■ PROBLEM DETAILS
Reproduce the listing below exactly. Pictures do not belong in the copy.

■ DATA SHOWN
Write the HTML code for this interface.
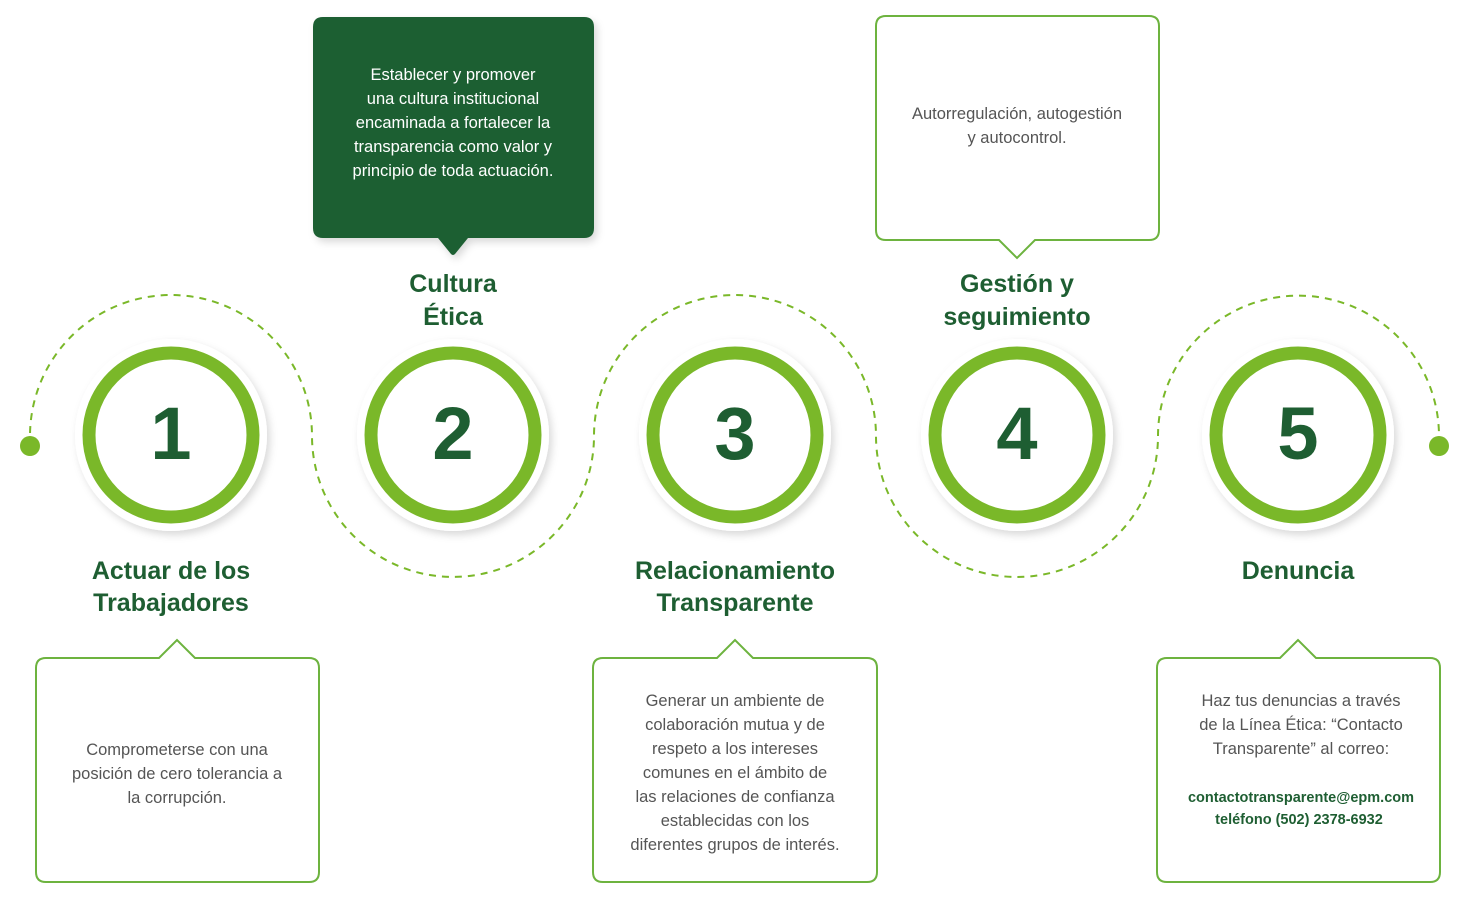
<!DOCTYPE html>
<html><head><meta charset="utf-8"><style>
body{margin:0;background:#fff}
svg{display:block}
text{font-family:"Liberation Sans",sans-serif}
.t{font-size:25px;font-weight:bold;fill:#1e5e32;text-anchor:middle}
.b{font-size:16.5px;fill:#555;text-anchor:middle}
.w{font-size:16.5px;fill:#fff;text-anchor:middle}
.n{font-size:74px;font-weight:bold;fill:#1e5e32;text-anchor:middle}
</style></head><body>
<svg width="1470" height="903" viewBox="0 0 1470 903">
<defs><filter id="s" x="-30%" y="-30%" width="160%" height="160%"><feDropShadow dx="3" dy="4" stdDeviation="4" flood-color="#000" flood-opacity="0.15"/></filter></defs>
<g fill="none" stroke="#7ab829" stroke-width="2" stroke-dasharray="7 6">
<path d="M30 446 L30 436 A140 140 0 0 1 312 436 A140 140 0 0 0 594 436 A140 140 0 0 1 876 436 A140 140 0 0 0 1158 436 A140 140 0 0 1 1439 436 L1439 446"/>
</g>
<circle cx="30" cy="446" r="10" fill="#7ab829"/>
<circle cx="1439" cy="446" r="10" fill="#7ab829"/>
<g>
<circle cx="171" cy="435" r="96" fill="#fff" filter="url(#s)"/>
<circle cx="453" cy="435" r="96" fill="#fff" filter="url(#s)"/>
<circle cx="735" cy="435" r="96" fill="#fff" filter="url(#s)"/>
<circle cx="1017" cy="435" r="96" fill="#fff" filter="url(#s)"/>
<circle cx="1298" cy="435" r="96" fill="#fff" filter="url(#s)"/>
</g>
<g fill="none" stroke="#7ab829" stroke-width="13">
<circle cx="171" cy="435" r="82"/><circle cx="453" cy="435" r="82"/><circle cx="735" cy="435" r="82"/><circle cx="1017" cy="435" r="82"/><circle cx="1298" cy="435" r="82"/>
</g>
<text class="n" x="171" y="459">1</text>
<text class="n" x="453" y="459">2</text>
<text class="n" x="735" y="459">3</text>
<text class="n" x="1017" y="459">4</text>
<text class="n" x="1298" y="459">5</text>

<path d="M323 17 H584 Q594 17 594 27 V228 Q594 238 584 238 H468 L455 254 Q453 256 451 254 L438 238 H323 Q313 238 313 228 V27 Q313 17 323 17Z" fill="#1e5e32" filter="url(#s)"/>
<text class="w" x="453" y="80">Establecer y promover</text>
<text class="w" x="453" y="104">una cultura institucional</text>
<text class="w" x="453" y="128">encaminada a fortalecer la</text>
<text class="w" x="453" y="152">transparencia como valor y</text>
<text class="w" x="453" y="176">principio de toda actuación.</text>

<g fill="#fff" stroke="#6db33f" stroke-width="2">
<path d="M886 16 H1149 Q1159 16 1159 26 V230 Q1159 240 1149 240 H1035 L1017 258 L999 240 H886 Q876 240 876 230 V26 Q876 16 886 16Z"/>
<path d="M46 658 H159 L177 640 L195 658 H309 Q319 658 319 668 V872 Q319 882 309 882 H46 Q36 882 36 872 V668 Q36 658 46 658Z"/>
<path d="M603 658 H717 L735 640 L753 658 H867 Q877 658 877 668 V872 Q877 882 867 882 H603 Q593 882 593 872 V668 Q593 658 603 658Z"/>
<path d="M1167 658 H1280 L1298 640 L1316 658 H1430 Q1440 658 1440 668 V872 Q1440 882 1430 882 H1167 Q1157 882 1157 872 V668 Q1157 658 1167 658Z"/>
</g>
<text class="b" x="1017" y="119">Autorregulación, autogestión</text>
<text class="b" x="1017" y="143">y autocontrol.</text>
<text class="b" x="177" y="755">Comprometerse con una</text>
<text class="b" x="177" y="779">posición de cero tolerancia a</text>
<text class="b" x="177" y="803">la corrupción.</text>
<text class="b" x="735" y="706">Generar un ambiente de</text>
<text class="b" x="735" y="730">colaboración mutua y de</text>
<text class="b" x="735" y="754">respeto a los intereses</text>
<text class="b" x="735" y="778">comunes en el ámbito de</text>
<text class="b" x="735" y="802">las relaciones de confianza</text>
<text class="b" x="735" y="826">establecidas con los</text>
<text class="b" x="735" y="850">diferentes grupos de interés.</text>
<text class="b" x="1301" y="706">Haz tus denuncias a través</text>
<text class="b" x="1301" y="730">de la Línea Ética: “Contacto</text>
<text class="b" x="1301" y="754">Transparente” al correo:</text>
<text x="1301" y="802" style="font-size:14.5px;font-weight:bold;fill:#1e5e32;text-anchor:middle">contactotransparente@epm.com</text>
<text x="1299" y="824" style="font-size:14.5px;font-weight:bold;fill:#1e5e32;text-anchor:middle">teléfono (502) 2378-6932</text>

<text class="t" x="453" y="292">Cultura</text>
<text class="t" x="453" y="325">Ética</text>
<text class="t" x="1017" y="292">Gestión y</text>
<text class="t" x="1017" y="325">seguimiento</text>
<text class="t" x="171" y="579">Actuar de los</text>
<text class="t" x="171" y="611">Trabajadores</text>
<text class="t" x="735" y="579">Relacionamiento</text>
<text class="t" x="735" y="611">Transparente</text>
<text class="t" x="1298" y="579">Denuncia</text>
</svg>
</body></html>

■ THE REPLY
Write the HTML code for this interface.
<!DOCTYPE html>
<html><head><meta charset="utf-8"><style>
body{margin:0;background:#fff}
svg{display:block}
text{font-family:"Liberation Sans",sans-serif}
.t{font-size:25px;font-weight:bold;fill:#1e5e32;text-anchor:middle}
.b{font-size:16.5px;fill:#555;text-anchor:middle}
.w{font-size:16.5px;fill:#fff;text-anchor:middle}
.n{font-size:74px;font-weight:bold;fill:#1e5e32;text-anchor:middle}
</style></head><body>
<svg width="1470" height="903" viewBox="0 0 1470 903">
<defs><filter id="s" x="-30%" y="-30%" width="160%" height="160%"><feDropShadow dx="3" dy="4" stdDeviation="4" flood-color="#000" flood-opacity="0.15"/></filter></defs>
<g fill="none" stroke="#7ab829" stroke-width="2" stroke-dasharray="7 6">
<path d="M30 446 L30 436 A140 140 0 0 1 312 436 A140 140 0 0 0 594 436 A140 140 0 0 1 876 436 A140 140 0 0 0 1158 436 A140 140 0 0 1 1439 436 L1439 446"/>
</g>
<circle cx="30" cy="446" r="10" fill="#7ab829"/>
<circle cx="1439" cy="446" r="10" fill="#7ab829"/>
<g>
<circle cx="171" cy="435" r="96" fill="#fff" filter="url(#s)"/>
<circle cx="453" cy="435" r="96" fill="#fff" filter="url(#s)"/>
<circle cx="735" cy="435" r="96" fill="#fff" filter="url(#s)"/>
<circle cx="1017" cy="435" r="96" fill="#fff" filter="url(#s)"/>
<circle cx="1298" cy="435" r="96" fill="#fff" filter="url(#s)"/>
</g>
<g fill="none" stroke="#7ab829" stroke-width="13">
<circle cx="171" cy="435" r="82"/><circle cx="453" cy="435" r="82"/><circle cx="735" cy="435" r="82"/><circle cx="1017" cy="435" r="82"/><circle cx="1298" cy="435" r="82"/>
</g>
<text class="n" x="171" y="459">1</text>
<text class="n" x="453" y="459">2</text>
<text class="n" x="735" y="459">3</text>
<text class="n" x="1017" y="459">4</text>
<text class="n" x="1298" y="459">5</text>

<path d="M323 17 H584 Q594 17 594 27 V228 Q594 238 584 238 H468 L455 254 Q453 256 451 254 L438 238 H323 Q313 238 313 228 V27 Q313 17 323 17Z" fill="#1e5e32" filter="url(#s)"/>
<text class="w" x="453" y="80">Establecer y promover</text>
<text class="w" x="453" y="104">una cultura institucional</text>
<text class="w" x="453" y="128">encaminada a fortalecer la</text>
<text class="w" x="453" y="152">transparencia como valor y</text>
<text class="w" x="453" y="176">principio de toda actuación.</text>

<g fill="#fff" stroke="#6db33f" stroke-width="2">
<path d="M886 16 H1149 Q1159 16 1159 26 V230 Q1159 240 1149 240 H1035 L1017 258 L999 240 H886 Q876 240 876 230 V26 Q876 16 886 16Z"/>
<path d="M46 658 H159 L177 640 L195 658 H309 Q319 658 319 668 V872 Q319 882 309 882 H46 Q36 882 36 872 V668 Q36 658 46 658Z"/>
<path d="M603 658 H717 L735 640 L753 658 H867 Q877 658 877 668 V872 Q877 882 867 882 H603 Q593 882 593 872 V668 Q593 658 603 658Z"/>
<path d="M1167 658 H1280 L1298 640 L1316 658 H1430 Q1440 658 1440 668 V872 Q1440 882 1430 882 H1167 Q1157 882 1157 872 V668 Q1157 658 1167 658Z"/>
</g>
<text class="b" x="1017" y="119">Autorregulación, autogestión</text>
<text class="b" x="1017" y="143">y autocontrol.</text>
<text class="b" x="177" y="755">Comprometerse con una</text>
<text class="b" x="177" y="779">posición de cero tolerancia a</text>
<text class="b" x="177" y="803">la corrupción.</text>
<text class="b" x="735" y="706">Generar un ambiente de</text>
<text class="b" x="735" y="730">colaboración mutua y de</text>
<text class="b" x="735" y="754">respeto a los intereses</text>
<text class="b" x="735" y="778">comunes en el ámbito de</text>
<text class="b" x="735" y="802">las relaciones de confianza</text>
<text class="b" x="735" y="826">establecidas con los</text>
<text class="b" x="735" y="850">diferentes grupos de interés.</text>
<text class="b" x="1301" y="706">Haz tus denuncias a través</text>
<text class="b" x="1301" y="730">de la Línea Ética: “Contacto</text>
<text class="b" x="1301" y="754">Transparente” al correo:</text>
<text x="1301" y="802" style="font-size:14.5px;font-weight:bold;fill:#1e5e32;text-anchor:middle">contactotransparente@epm.com</text>
<text x="1299" y="824" style="font-size:14.5px;font-weight:bold;fill:#1e5e32;text-anchor:middle">teléfono (502) 2378-6932</text>

<text class="t" x="453" y="292">Cultura</text>
<text class="t" x="453" y="325">Ética</text>
<text class="t" x="1017" y="292">Gestión y</text>
<text class="t" x="1017" y="325">seguimiento</text>
<text class="t" x="171" y="579">Actuar de los</text>
<text class="t" x="171" y="611">Trabajadores</text>
<text class="t" x="735" y="579">Relacionamiento</text>
<text class="t" x="735" y="611">Transparente</text>
<text class="t" x="1298" y="579">Denuncia</text>
</svg>
</body></html>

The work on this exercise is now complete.